No one was injured in the bombings in Spokane, both of which coincided with armed bank robberies at a nearby U.S. Bank branch.
Nielsen told Merrell, who elected to quote from the Bible and refused to stand for his sentencing two decades ago, that he wanted to know whether the U.S. Navy veteran still believed those ideas after spending 23 years in maximum security prisons.
“I have been interested to know whether you adhere to that philosophy or not,” the judge said.
Jeff Niesen, the Spokane attorney representing Merrell at sentencing, said after the hearing he didn’t believe his client “had a great appreciation for what the judge was asking him to say.” At several points during the half-hour long hearing, which included no friends or family in the gallery, Merrell said he was having trouble hearing the judge.
Niesen noted that Merrell had no surviving friends and family that hadn’t rejected him during the long prison sentence, most of which he’s spent in isolation.
“This is a man, literally, on his own,” Niesen told the judge.
Ratigan was released from custody in June, and Berry received a similar sentence to Merrell’s on Tuesday.
The hearings were prompted by a review of the case in light of a U.S. Supreme Court decision finding that the federal law the men were convicted under wasn’t clear enough for sentencing enhancements that would keep them behind bars for life.
Niesen argued that, because the men had been granted new hearings, Merrell’s sentence amounted to a new review of the case, which would mean that a 2018 law passed by Congress should apply and reduce the amount of time his client needed to serve. Nielsen, the judge, rejected that argument in both Merrell and Berry’s cases, a ruling that Niesen said would be appealed in the coming days.

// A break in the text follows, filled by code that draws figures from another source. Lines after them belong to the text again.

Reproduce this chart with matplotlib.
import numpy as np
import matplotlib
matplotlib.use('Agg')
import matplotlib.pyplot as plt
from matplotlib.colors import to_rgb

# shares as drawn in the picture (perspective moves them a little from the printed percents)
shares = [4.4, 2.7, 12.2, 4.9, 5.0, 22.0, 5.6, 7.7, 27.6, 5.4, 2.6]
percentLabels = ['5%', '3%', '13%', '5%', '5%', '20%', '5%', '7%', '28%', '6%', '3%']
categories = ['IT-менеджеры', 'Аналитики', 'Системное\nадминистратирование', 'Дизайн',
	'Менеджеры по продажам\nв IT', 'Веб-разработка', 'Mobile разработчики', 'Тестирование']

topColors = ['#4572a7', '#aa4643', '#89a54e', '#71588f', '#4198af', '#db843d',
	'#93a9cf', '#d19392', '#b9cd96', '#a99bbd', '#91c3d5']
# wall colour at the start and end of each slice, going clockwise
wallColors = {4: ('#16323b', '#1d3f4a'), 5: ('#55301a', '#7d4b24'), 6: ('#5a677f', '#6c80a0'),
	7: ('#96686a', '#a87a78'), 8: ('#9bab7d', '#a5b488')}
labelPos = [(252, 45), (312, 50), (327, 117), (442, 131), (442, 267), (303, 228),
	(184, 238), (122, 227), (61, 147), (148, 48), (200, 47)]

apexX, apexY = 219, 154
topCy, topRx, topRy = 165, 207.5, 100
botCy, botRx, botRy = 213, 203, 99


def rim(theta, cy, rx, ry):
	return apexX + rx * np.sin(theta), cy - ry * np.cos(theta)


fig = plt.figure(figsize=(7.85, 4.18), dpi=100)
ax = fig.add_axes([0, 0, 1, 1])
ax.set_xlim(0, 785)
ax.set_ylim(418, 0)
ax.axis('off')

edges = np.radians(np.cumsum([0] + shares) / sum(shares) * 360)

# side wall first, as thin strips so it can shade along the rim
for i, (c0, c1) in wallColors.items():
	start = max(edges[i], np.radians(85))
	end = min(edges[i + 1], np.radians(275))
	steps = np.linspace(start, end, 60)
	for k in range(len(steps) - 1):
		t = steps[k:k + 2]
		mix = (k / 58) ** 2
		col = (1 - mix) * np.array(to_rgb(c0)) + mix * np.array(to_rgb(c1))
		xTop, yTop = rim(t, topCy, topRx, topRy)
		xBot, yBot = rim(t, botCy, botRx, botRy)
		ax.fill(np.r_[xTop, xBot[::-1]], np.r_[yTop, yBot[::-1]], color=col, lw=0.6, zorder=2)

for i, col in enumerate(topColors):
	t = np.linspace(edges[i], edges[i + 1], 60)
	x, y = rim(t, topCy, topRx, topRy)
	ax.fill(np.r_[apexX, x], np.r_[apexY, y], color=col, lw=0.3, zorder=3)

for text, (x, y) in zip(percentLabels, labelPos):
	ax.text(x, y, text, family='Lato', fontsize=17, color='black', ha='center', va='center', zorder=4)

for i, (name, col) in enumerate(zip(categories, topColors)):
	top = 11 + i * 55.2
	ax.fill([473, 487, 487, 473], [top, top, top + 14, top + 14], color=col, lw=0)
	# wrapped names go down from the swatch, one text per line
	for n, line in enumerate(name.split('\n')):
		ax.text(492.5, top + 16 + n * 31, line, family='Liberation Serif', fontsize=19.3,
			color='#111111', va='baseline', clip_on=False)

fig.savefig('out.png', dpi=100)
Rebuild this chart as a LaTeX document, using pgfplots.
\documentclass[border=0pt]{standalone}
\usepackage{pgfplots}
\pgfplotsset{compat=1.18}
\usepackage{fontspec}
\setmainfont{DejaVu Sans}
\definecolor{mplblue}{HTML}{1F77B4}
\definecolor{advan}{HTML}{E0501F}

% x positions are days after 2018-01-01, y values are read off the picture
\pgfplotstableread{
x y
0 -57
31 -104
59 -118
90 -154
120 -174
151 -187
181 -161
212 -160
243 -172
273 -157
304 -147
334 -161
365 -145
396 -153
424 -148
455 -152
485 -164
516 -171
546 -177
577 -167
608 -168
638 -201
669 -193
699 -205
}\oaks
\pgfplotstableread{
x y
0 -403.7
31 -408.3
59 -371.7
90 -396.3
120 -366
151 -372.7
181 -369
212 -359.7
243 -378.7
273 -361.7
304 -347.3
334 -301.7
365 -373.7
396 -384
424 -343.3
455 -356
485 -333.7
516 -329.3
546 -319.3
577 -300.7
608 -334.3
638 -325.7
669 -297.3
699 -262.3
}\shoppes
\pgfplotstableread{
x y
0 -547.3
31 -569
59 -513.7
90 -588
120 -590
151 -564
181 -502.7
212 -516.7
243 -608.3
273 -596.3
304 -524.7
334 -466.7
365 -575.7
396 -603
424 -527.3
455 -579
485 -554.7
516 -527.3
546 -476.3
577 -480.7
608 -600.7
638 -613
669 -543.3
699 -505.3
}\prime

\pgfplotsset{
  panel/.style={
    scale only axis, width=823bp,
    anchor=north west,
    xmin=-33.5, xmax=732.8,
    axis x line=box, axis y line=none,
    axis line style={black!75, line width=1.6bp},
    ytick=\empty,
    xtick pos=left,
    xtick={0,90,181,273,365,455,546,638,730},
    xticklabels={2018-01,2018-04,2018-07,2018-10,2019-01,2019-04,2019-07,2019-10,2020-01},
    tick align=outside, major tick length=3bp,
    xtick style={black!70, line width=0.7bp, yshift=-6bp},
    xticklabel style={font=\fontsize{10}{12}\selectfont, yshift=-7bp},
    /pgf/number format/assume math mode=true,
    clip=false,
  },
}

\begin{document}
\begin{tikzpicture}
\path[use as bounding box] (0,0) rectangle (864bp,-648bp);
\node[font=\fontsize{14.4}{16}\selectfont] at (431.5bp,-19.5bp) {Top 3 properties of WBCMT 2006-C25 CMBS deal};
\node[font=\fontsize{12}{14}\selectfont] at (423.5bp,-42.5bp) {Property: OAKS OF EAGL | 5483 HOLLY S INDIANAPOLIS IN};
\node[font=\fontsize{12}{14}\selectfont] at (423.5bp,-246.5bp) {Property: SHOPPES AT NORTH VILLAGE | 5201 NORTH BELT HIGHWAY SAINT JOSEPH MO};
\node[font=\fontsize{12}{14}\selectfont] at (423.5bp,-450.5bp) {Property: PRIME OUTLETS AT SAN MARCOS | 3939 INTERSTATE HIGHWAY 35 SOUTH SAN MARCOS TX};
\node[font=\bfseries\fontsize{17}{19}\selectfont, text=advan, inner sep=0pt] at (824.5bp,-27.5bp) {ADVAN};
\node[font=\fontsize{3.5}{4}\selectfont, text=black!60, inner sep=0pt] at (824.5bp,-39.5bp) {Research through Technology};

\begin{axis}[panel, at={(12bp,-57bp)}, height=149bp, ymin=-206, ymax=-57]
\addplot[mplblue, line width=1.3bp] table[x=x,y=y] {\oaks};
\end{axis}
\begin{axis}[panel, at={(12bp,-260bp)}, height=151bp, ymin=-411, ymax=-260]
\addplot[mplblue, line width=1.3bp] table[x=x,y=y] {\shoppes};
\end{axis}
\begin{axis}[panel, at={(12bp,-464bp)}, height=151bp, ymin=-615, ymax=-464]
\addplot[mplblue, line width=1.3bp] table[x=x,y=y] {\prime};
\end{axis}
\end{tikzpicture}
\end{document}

“If he’s entitled to that, he would have been released today,” Niesen said of his client.
Instead, Merrell was led from the courtroom in handcuffs, just as he was following sentencing in October 1997. Under the sentence handed down Wednesday, the 75-year-old would spend the next 34 years behind bars.
Charles Barbee, the final defendant in the case whose case is scheduled to be reheard, is scheduled to appear before Nielsen on Sept. 22.